22 Abril 2014
"Para Bonhoeffer não existe o deus ex-machina que, de uma hora para a outra, inverte as coisas. O ser humano secularizado precisa assumir o seu papel no mundo etsi deus non daretur (como se deus não existisse). Cabe aos cristãos apontar rumos éticos de convivência e partilha", afirma o pastor luterano e professor de teologia.
No dia 9 de abril de 1945, morre o teólogo e pastor luterano Dietrich Bonhoeffer. Enforcado em um campo de concentração ao lado de seus familiares semanas antes do fim da 2ª Guerra Mundial, o pensador alemão é considerado um dos poucos teólogos mártires do cristianismo. O fato explica-se considerando que a academia, muitas vezes, encerra-se em discussões herméticas. Por sua vez, Bonhoeffer, como aponta Harald Malschitzky “se perguntava pela relação entre fé e vida como ela é e acontece, fato tantas vezes ignorado na teologia acadêmica”.
Malschitzky, autor de um livro sobre o teólogo alemão, relata um breve histórico da vida de Bonhoeffer, sua resistência à Hitler e à sua luta contra a nazificação da igreja. Em entrevista concedida por e-mail à IHU On-line, ele relata como o teólogo insistiu na defesa dos judeus, envolvendo-se até mesmo na emigração clandestina.
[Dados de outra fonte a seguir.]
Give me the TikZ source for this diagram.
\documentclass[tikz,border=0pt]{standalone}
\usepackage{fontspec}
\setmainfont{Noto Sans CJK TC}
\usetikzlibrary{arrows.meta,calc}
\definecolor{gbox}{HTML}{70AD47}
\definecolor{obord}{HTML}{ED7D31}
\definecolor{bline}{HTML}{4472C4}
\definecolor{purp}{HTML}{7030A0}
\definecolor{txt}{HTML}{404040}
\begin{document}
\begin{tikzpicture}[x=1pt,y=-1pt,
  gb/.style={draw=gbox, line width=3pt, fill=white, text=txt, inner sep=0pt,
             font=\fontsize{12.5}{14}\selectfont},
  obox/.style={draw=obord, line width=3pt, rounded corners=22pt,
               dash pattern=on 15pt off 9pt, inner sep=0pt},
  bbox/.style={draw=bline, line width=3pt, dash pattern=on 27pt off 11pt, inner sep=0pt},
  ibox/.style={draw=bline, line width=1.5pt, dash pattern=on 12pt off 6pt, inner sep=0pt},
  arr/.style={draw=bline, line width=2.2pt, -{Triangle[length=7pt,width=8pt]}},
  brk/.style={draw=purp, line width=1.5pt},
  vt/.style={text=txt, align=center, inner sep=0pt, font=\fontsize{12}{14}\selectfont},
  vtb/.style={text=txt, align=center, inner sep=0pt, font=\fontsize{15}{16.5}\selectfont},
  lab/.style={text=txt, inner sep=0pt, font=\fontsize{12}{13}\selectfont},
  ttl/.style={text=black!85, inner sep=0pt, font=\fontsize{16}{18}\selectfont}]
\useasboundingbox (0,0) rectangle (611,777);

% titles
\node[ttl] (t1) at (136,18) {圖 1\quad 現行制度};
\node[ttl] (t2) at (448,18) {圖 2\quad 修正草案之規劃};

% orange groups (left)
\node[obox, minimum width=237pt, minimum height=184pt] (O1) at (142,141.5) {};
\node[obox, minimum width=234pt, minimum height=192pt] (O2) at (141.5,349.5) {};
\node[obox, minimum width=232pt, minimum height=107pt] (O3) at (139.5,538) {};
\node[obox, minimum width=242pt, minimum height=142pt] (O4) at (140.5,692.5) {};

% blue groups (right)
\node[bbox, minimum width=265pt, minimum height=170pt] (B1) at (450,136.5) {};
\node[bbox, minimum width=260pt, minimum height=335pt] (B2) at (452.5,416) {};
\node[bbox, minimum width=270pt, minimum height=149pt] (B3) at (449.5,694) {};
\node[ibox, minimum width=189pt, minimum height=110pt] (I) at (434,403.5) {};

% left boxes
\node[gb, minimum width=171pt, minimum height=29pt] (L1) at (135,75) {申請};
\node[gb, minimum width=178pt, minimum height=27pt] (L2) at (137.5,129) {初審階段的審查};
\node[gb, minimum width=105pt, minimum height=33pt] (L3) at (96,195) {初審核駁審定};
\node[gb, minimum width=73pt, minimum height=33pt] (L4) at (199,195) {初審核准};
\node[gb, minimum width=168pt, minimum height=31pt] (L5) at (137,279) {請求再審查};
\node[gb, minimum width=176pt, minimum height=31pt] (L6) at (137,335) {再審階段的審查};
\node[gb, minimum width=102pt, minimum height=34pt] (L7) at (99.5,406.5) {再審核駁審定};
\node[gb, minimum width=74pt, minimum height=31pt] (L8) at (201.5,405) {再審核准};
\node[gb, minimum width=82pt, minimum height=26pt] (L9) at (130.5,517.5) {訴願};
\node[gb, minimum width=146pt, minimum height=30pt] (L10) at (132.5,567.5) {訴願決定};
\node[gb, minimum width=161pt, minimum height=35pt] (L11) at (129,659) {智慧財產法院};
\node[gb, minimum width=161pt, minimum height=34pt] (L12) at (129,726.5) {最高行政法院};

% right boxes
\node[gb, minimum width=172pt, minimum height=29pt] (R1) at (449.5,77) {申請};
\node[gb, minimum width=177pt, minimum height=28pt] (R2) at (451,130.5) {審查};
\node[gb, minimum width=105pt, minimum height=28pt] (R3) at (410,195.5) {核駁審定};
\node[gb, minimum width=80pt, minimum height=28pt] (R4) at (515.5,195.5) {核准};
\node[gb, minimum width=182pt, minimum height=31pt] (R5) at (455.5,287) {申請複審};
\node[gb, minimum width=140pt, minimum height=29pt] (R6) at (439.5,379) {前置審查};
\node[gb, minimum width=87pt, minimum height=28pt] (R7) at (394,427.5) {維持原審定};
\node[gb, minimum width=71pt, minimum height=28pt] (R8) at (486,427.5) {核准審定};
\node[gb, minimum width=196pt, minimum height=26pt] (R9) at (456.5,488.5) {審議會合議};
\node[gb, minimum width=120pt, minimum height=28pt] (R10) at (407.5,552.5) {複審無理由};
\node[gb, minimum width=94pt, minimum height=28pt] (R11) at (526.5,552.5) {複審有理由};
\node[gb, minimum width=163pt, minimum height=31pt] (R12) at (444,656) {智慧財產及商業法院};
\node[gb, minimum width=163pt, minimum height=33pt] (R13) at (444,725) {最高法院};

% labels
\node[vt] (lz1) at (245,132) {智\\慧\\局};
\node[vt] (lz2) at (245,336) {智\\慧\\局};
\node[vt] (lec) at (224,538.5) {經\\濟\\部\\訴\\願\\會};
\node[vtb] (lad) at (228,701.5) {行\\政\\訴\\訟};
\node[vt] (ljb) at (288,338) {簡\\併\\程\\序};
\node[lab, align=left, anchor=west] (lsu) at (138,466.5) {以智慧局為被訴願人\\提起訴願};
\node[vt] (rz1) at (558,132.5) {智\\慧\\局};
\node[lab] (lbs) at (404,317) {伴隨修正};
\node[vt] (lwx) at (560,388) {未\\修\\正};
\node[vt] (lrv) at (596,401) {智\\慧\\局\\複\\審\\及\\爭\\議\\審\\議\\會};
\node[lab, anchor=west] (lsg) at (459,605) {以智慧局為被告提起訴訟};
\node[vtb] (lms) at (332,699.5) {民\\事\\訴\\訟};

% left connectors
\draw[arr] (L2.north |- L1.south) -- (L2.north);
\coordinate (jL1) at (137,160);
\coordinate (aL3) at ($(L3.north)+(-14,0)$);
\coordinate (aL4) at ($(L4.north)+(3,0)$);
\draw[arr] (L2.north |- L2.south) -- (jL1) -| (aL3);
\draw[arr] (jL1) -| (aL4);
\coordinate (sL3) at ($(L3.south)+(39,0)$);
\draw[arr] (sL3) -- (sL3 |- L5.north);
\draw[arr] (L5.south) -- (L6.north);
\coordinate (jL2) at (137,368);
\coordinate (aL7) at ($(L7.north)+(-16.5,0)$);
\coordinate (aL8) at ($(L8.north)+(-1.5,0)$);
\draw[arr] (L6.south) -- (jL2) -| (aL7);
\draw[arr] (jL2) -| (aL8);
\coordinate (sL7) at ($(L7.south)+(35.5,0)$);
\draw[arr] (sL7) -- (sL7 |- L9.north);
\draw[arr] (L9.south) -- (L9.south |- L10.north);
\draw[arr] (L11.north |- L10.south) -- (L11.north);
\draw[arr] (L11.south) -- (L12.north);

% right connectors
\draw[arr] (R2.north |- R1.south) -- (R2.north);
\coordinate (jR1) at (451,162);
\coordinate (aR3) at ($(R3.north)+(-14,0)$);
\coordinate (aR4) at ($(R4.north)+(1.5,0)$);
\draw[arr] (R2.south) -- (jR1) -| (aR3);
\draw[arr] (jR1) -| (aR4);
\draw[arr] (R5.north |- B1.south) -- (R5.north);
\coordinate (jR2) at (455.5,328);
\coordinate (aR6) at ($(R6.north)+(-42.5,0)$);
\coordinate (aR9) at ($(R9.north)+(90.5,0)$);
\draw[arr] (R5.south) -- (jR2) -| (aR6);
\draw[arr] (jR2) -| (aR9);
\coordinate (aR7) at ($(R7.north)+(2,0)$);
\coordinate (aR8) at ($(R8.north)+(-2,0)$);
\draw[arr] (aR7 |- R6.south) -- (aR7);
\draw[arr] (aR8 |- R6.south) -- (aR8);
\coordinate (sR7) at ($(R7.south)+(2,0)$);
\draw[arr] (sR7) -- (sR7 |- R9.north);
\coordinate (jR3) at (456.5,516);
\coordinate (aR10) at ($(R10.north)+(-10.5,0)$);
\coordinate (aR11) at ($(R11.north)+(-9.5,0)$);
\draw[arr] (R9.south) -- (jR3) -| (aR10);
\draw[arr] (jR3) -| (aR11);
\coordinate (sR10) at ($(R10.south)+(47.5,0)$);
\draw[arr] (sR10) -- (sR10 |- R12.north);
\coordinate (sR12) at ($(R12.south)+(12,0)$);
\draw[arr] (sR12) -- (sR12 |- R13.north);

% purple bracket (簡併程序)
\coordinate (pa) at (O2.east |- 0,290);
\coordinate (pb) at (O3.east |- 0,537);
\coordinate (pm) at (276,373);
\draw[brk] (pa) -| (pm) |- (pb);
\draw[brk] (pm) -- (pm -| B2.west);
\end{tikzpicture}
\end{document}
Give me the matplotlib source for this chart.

"A igreja não pode se limitar a cuidar de feridos e enterrar mortos", expõe Malschitzky. “Para Bonhoeffer não existe o deus ex-machina que, de uma hora para a outra, inverte as coisas”. Com parentes e amigos no estado maior do exército alemão, o teólogo infiltrou-se em um grupo para promover a derrubada de Hitler. Suas ações, obviamente não passaram despercebidas ao governo alemão, o que levou, por fim, à sua prisão.
É no cárcere que o teólogo desenvolve boa parte de sua produção mais relevante, articulando momentos de desesperança com o terror vivido com a fé. O pensamento do alemão é uma resposta a uma grande inquietação teológica: como um Deus bondoso pode permitir o sofrimento de seus filhos? Ou ainda, como aquele que é todo-poderoso pode permitir a existência do mal?
Bonhoeffer defendia que deveríamos viver no mundo como se Deus não existisse. Não era uma forma de negar o divino, mas de assumir os destinos do mundo sob nossa própria responsabilidade. Em uma teologia cristocêntrica, onde a cruz tem grande importância simbólica, sustenta: “Cristo nos ajuda não por sua onipotência, mas sim por sua debilidade e sofrimentos”.
Harald Malschitzky, 74 anos, é pastor e professor aposentado da Igreja Evangélica de Confissão Luterana no Brasil – IECLB, e foi orientador de estudos na Escola Superior de Teologia – EST, em São Leopoldo. É autor de Dietrich Bonhoeffer - Discípulo, testemunha, mártir (São Leopoldo: Sinodal, 2005).
Confira a entrevista.
IHU On-Line - Bonhoeffer é considerado um dos poucos teólogos (acadêmicos) mártires no cristianismo. O que o levou a tal engajamento, que findou em sua execução por enforcamento nas mãos dos nazistas?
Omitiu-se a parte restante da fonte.